0 Minutes of Downtime! Mastering Next.js Zero-Downtime Deployments with Atomic Swap

0 Minutes of Downtime! Mastering Next.js Zero-Downtime Deployments with Atomic Swaps

My previous Next.js deployment method frequently caused service interruptions of 2-5 minutes. This happened during the sequence of rm -rf .next, next build, and pm2 restart, resulting in 500/502 errors. It was incredibly inconvenient, and I was determined to find a solution.

Attempts and Pitfalls

My initial approach was to modify the build process. Instead of directly touching the .next directory, I tried creating the new build in a separate directory called .next.new. I used the command next build --distDir .next.new.

# Old method (causing issues)
rm -rf .next
next build
pm2 restart app_name

# Attempt 1: Using a new build directory
next build --distDir .next.new

After creating the new build, I was stumped on how to replace the existing .next directory. Simply renaming directories felt risky.

The Root Cause

The core of the problem was the service gap that occurred when the build process and server restart happened concurrently.
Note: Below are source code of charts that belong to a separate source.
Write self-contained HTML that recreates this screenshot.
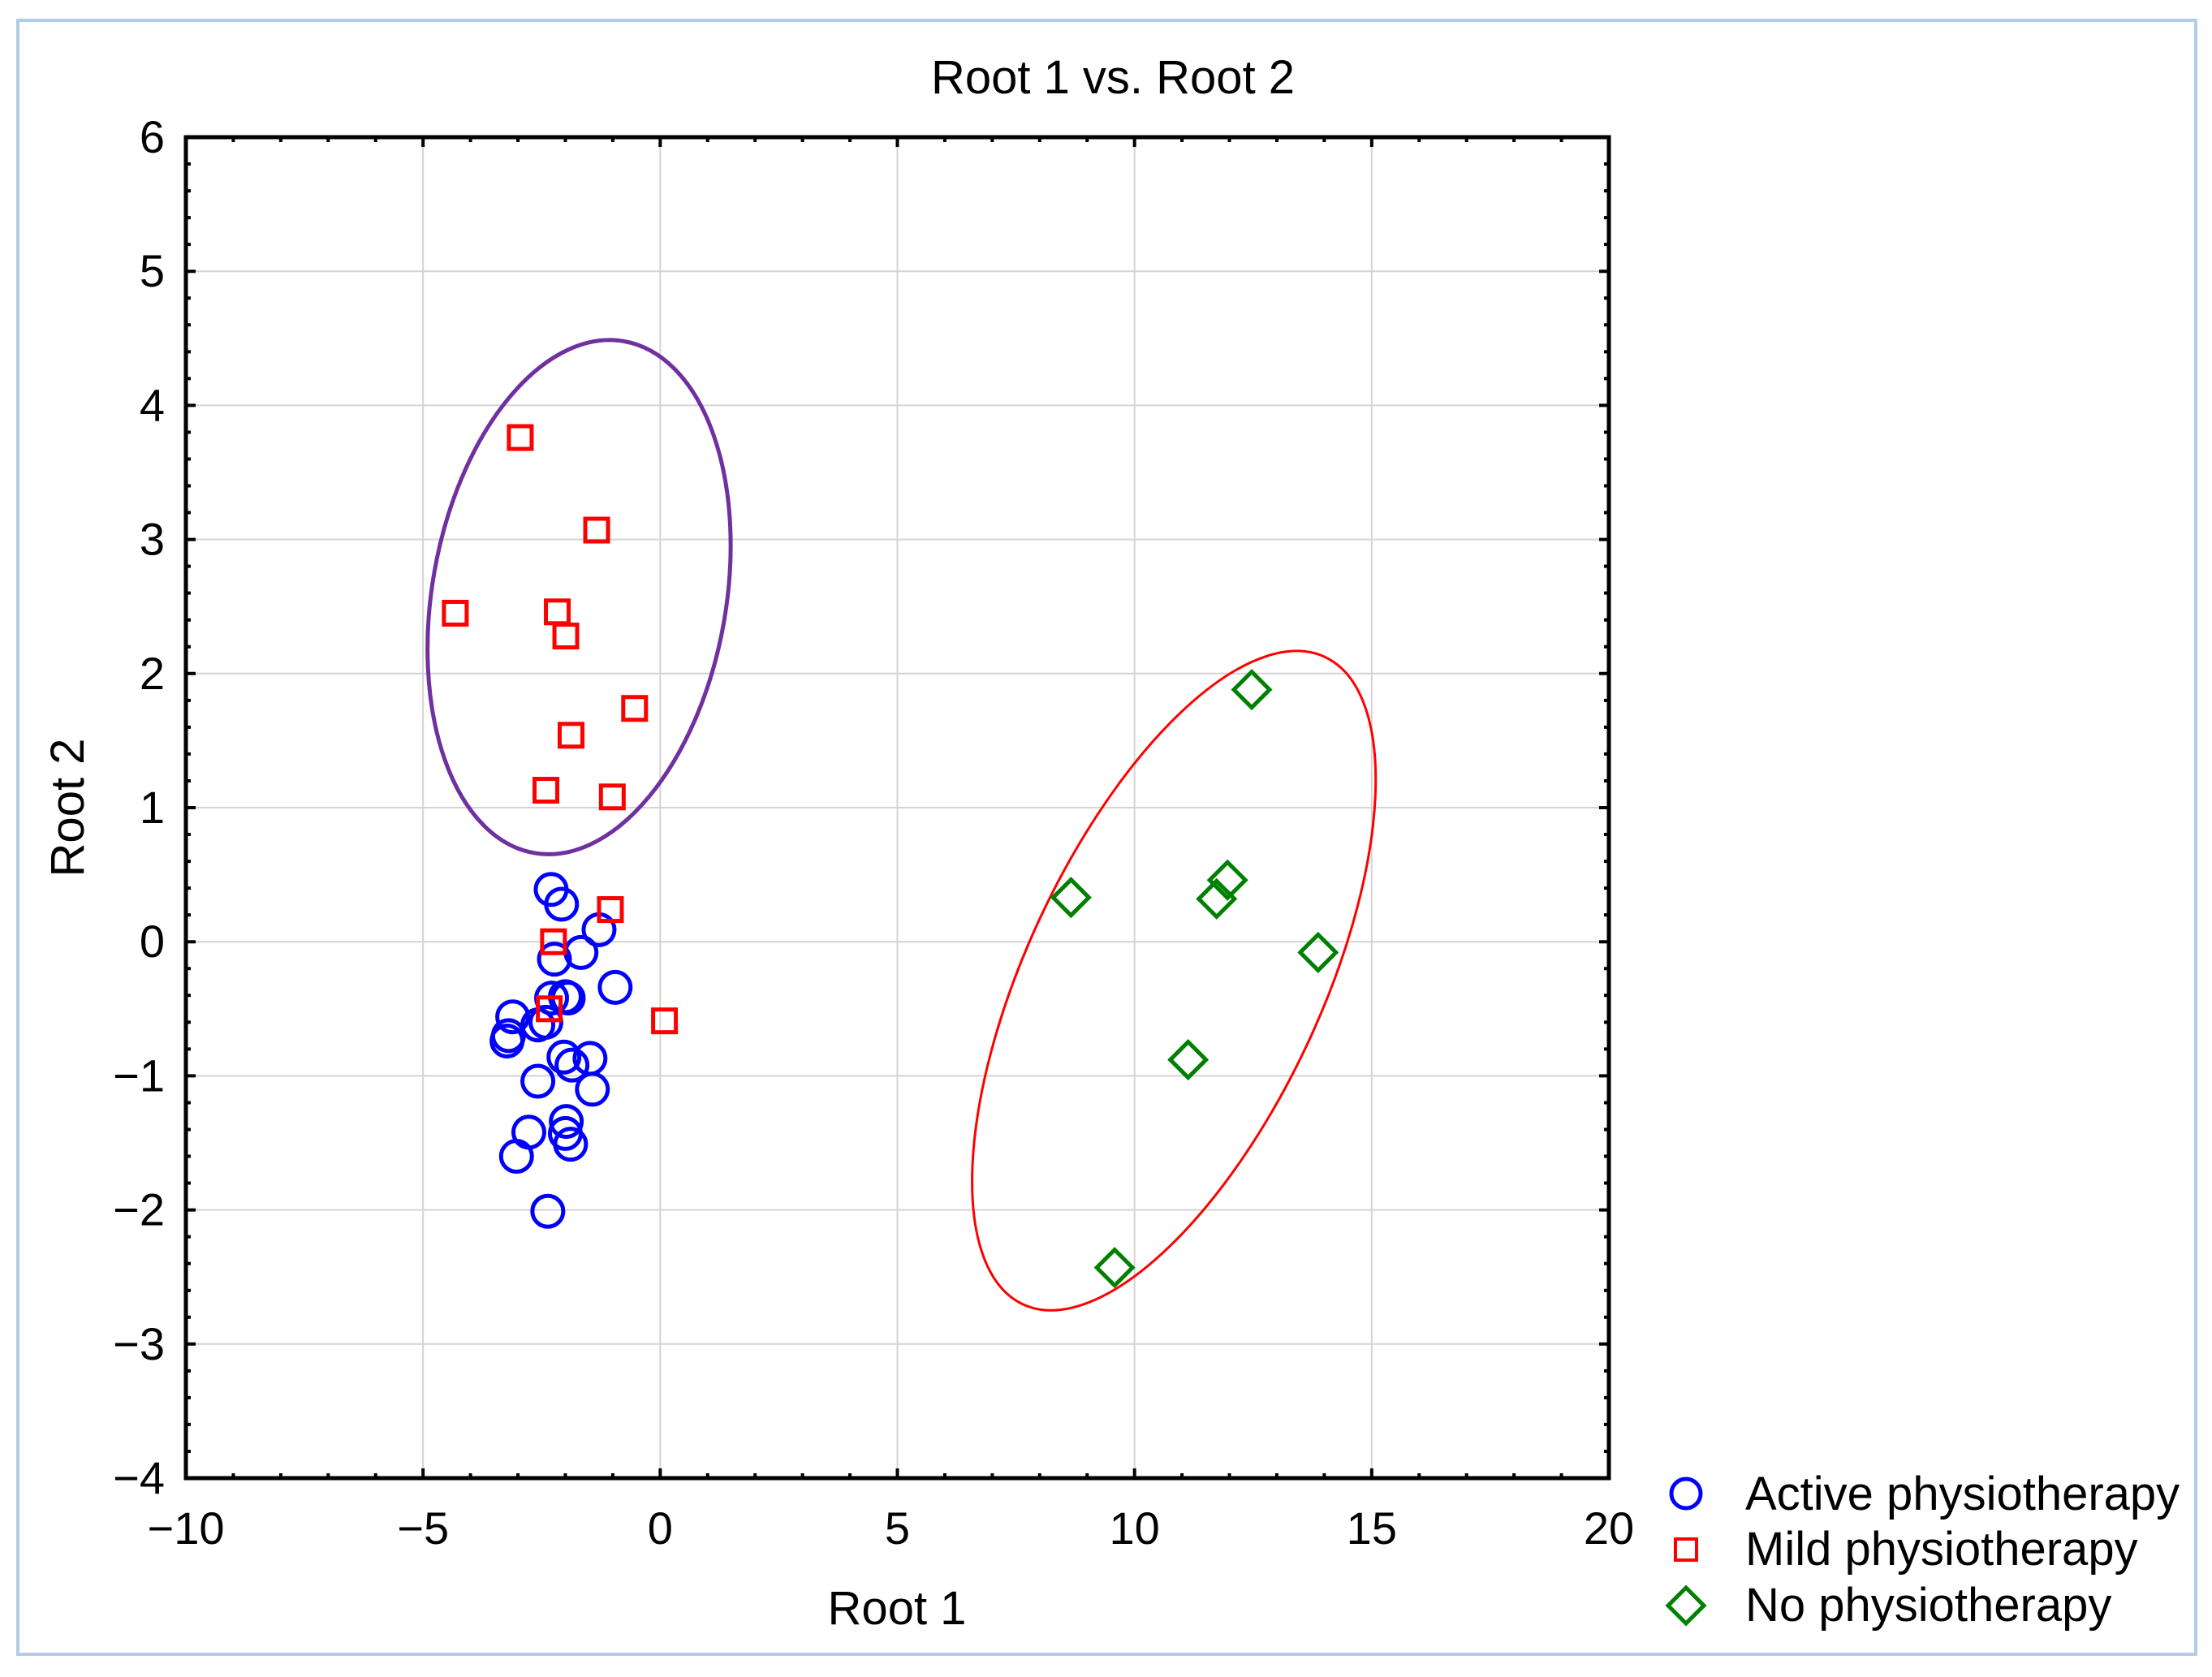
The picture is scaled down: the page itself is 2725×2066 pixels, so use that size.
<!DOCTYPE html>
<html><head><meta charset="utf-8"><style>
html,body{margin:0;padding:0;background:#fff;}
svg{display:block;font-family:"Liberation Sans",sans-serif;}
</style></head><body>
<svg id="chart" width="2725" height="2066" viewBox="0 0 2725 2066" xmlns="http://www.w3.org/2000/svg">
<rect x="22" y="25" width="2683" height="2013" fill="#fff" stroke="#b4cbe8" stroke-width="4"/>
<g id="grid"></g>
<g id="ellipses"></g>
<g id="marks"></g>
<g id="axes"></g>
<text x="1371" y="115" font-size="58" text-anchor="middle" fill="#000">Root 1 vs. Root 2</text>
<text x="1105" y="2001" font-size="58" text-anchor="middle" fill="#000">Root 1</text>
<text x="103" y="995" font-size="58" text-anchor="middle" fill="#000" transform="rotate(-90 103 995)">Root 2</text>
<g font-size="58" fill="#000">
<circle cx="2077" cy="1840" r="18" fill="none" stroke="#0000ff" stroke-width="5"/>
<text x="2150" y="1860">Active physiotherapy</text>
<rect x="2064" y="1896" width="26" height="26" fill="none" stroke="#ff0000" stroke-width="4"/>
<text x="2150" y="1928">Mild physiotherapy</text>
<path d="M2077 1956 L2099 1978 L2077 2000 L2055 1978 Z" fill="none" stroke="#008000" stroke-width="5"/>
<text x="2150" y="1997">No physiotherapy</text>
</g>
</svg>
<script>
const xTicks = [-10,-5,0,5,10,15,20];
const yTicks = [-4,-3,-2,-1,0,1,2,3,4,5,6];
const activeX = [-2.30,-2.08,-1.29,-1.67,-2.23,-0.95,-2.29,-2.00,-1.94,-3.11,-2.41,-2.58,-3.20,-3.23,-2.03,-1.48,-1.86,-2.58,-1.43,-1.98,-2.77,-2.00,-1.89,-3.03,-2.37];
const activeY = [0.39,0.28,0.09,-0.08,-0.13,-0.34,-0.42,-0.41,-0.42,-0.56,-0.60,-0.62,-0.70,-0.74,-0.86,-0.87,-0.92,-1.04,-1.10,-1.34,-1.42,-1.43,-1.51,-1.60,-2.01];
const mildX = [-2.95,-1.34,-4.32,-2.17,-1.99,-0.54,-1.88,-2.41,-1.01,-1.05,-2.25,-2.34,0.09];
const mildY = [3.76,3.07,2.45,2.46,2.28,1.74,1.54,1.13,1.08,0.24,0.00,-0.50,-0.59];
const noneX = [8.66,11.96,11.73,12.47,13.87,11.13,9.58];
const noneY = [0.33,0.46,0.32,1.88,-0.08,-0.88,-2.43];
const ellipseCX = [-1.71,10.83];
const ellipseCY = [2.57,-0.29];

const L=229,R=1982,T=169,B=1821;
const sx=v=>L+(v+10)/30*(R-L);
const sy=v=>B-(v+4)/10*(B-T);
const NS='http://www.w3.org/2000/svg';
function mk(tag,attrs,parent){const e=document.createElementNS(NS,tag);for(const k in attrs)e.setAttribute(k,attrs[k]);parent.appendChild(e);return e;}
const grid=document.getElementById('grid'),axes=document.getElementById('axes'),marks=document.getElementById('marks'),ell=document.getElementById('ellipses');
xTicks.forEach(t=>{
  if(t>-10&&t<20){const g=mk('line',{x1:sx(t),x2:sx(t),y1:T,y2:B,stroke:'#d4d4d4','stroke-width':2},grid);
  
  }
  const lb=mk('text',{x:sx(t),y:1902,'font-size':56,'text-anchor':'middle',fill:'#000'},axes);
  lb.textContent=String(t).replace('-','\u2212');
  
  
});
yTicks.forEach(t=>{
  if(t>-4&&t<6){const g=mk('line',{x1:L,x2:R,y1:sy(t),y2:sy(t),stroke:'#d4d4d4','stroke-width':2},grid);
  
  }
  const lb=mk('text',{x:203,y:sy(t)+19,'font-size':56,'text-anchor':'end',fill:'#000'},axes);
  lb.textContent=String(t).replace('-','\u2212');
  
  
});
let td='';
for(let v=-10;v<=20;v++){const len=(v%5===0)?12:6;td+=`M${sx(v)} ${B}v${-len}M${sx(v)} ${T}v${len}`;}
for(let i=0;i<=50;i++){const v=-4+i*0.2;const len=(i%5===0)?12:6;td+=`M${L} ${sy(v)}h${len}M${R} ${sy(v)}h${-len}`;}
const tk=mk('path',{d:td,stroke:'#000','stroke-width':4,fill:'none'},axes);


const fr=mk('rect',{x:L,y:T,width:R-L,height:B-T,fill:'none',stroke:'#000','stroke-width':5},axes);


const ellStyle=[{a:320,b:181,rot:10,c:'#7030a0',w:5},{a:440,b:182,rot:25,c:'#ff0000',w:3}];
ellipseCX.forEach((cx,i)=>{
  const X=sx(cx),Y=sy(ellipseCY[i]),s=ellStyle[i];
  const e=mk('ellipse',{cx:X,cy:Y,rx:s.b,ry:s.a,transform:`rotate(${s.rot} ${X} ${Y})`,fill:'none',stroke:s.c,'stroke-width':s.w},ell);
  
  
});
activeX.forEach((x,i)=>{
  const c=mk('circle',{cx:sx(x),cy:sy(activeY[i]),r:19,fill:'none',stroke:'#0000ff','stroke-width':5},marks);
  
  
});
mildX.forEach((x,i)=>{
  const r=mk('rect',{x:sx(x)-14,y:sy(mildY[i])-14,width:28,height:28,fill:'none',stroke:'#ff0000','stroke-width':5},marks);
  
  
});
noneX.forEach((x,i)=>{
  const X=sx(x),Y=sy(noneY[i]);
  const p=mk('path',{d:`M${X} ${Y-22}L${X+22} ${Y}L${X} ${Y+22}L${X-22} ${Y}Z`,fill:'none',stroke:'#008000','stroke-width':5},marks);
  
  
});
</script>
</body></html>
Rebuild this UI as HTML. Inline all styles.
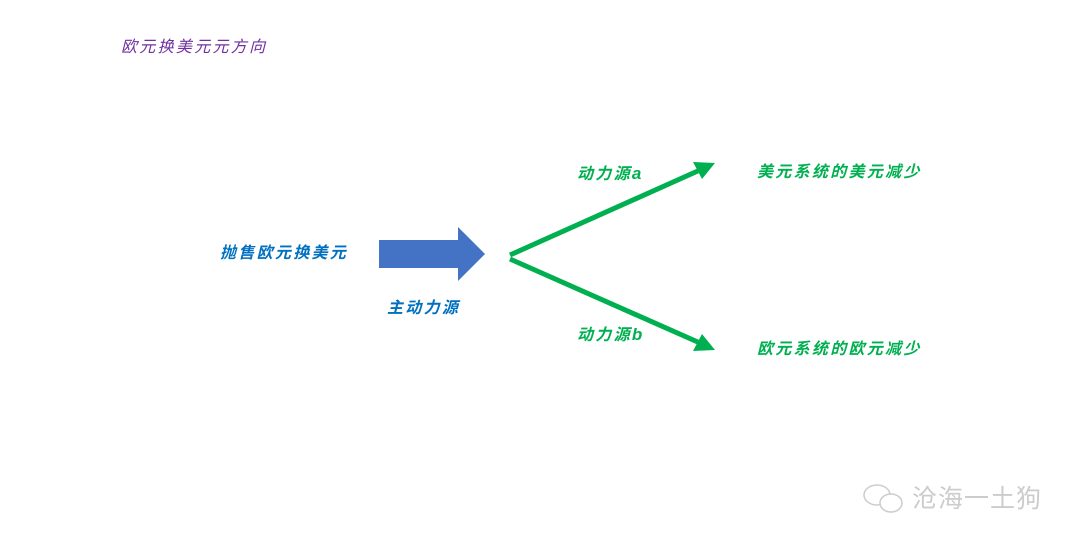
<!DOCTYPE html>
<html><head><meta charset="utf-8"><style>
html,body{margin:0;padding:0;background:#fff;}
body{width:1080px;height:550px;position:relative;overflow:hidden;font-family:"Liberation Sans","Noto Sans CJK SC",sans-serif;}
.t{position:absolute;font-style:italic;font-size:16px;letter-spacing:2.3px;white-space:nowrap;line-height:1;}
.l{letter-spacing:0;font-size:17px;}
</style></head><body>
<div class="t" style="left:121px;top:40px;color:#7030a0;">欧元换美元元方向</div>
<div class="t" style="left:220px;top:246px;color:#0070c0;font-weight:bold;">抛售欧元换美元</div>
<div class="t" style="left:387px;top:301px;color:#0070c0;font-weight:bold;">主动力源</div>
<div class="t" style="left:577px;top:165px;color:#00b050;font-weight:bold;">动力源<span class="l">a</span></div>
<div class="t" style="left:577px;top:326px;color:#00b050;font-weight:bold;">动力源<span class="l">b</span></div>
<div class="t" style="left:757px;top:165px;color:#00b050;font-weight:bold;">美元系统的美元减少</div>
<div class="t" style="left:757px;top:342px;color:#00b050;font-weight:bold;">欧元系统的欧元减少</div>
<svg width="1080" height="550" style="position:absolute;left:0;top:0">
<polygon points="379,240 458,240 458,227 485,254 458,281 458,268 379,268" fill="#4472c4"/>
<line x1="510" y1="255" x2="700" y2="170" stroke="#00b050" stroke-width="5"/>
<polygon points="715,163 693,162 702,179" fill="#00b050"/>
<line x1="510" y1="259" x2="700" y2="343" stroke="#00b050" stroke-width="5"/>
<polygon points="715,350 702,334 693,351" fill="#00b050"/>
<g fill="none" stroke="#ccc" stroke-width="1.5">
<ellipse cx="877" cy="495" rx="13" ry="10"/>
<ellipse cx="891" cy="503" rx="11" ry="9" fill="#fff"/>
</g>
</svg>
<div class="t" style="left:912px;top:487px;color:#ccc;font-style:normal;font-size:25px;letter-spacing:1px;">沧海一土狗</div>
</body></html>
With the .next directory completely gone while the new build was being placed and then the server starting up, errors were inevitable. PM2's default restart mechanism couldn't bridge this gap.

The Solution

This led me to adopt an Atomic Swap technique. Once the new build is complete, I rename the current .next directory to .next.old and then atomically swap .next.new to become the new .next.

# 1. Create the new build
next build --distDir .next.new

# 2. Backup the current build (rename)
mv .next .next.old

# 3. Replace with the new build (Atomic Swap)
mv .next.new .next

# 4. Sequential restart with PM2 cluster mode
pm2 reload app_name

I also adjusted my PM2 configuration. In ecosystem.config.js, I set up cluster mode with 2 instances and used pm2 reload to restart each instance sequentially.

// ecosystem.config.js
module.exports = {
  apps : [{
    name: "app_name",
    script: "node_modules/next/dist/bin/next",
    instances: 2, // Set to 2 instances
    exec_mode: "cluster", // Use cluster mode
    watch: false,
    env: {
      NODE_ENV: "production",
    },
    kill_timeout: 5000 // 5 second timeout
  }]
};

If the build fails, the .next directory remains unchanged, effectively keeping the previous version active. I also added a script to clean up the .next.old directory after a successful deployment.

The Results

Significantly reduced frequency and duration of 500/502 errors during deployment (nearly zero minutes of downtime).
Ensured stability through gradual deployments using pm2 reload.
Automatic rollback to the previous version without manual intervention in case of build failures.
Full deployment automation with a single command: redeploy.sh.

Key Takeaways — Avoiding the Same Pitfalls

[ ] Separate your build process from your server restart process.
[ ] Consider using the Atomic Swap technique for directory replacements. (The mv command is atomic.)
[ ] Leverage PM2's cluster mode and the pm2 reload command for gradual instance restarts.
[ ] Clearly define your rollback strategy for build failures. (In this case, maintaining the previous version was the solution.)
[ ] Add a script to clean up old build directories after a successful deployment.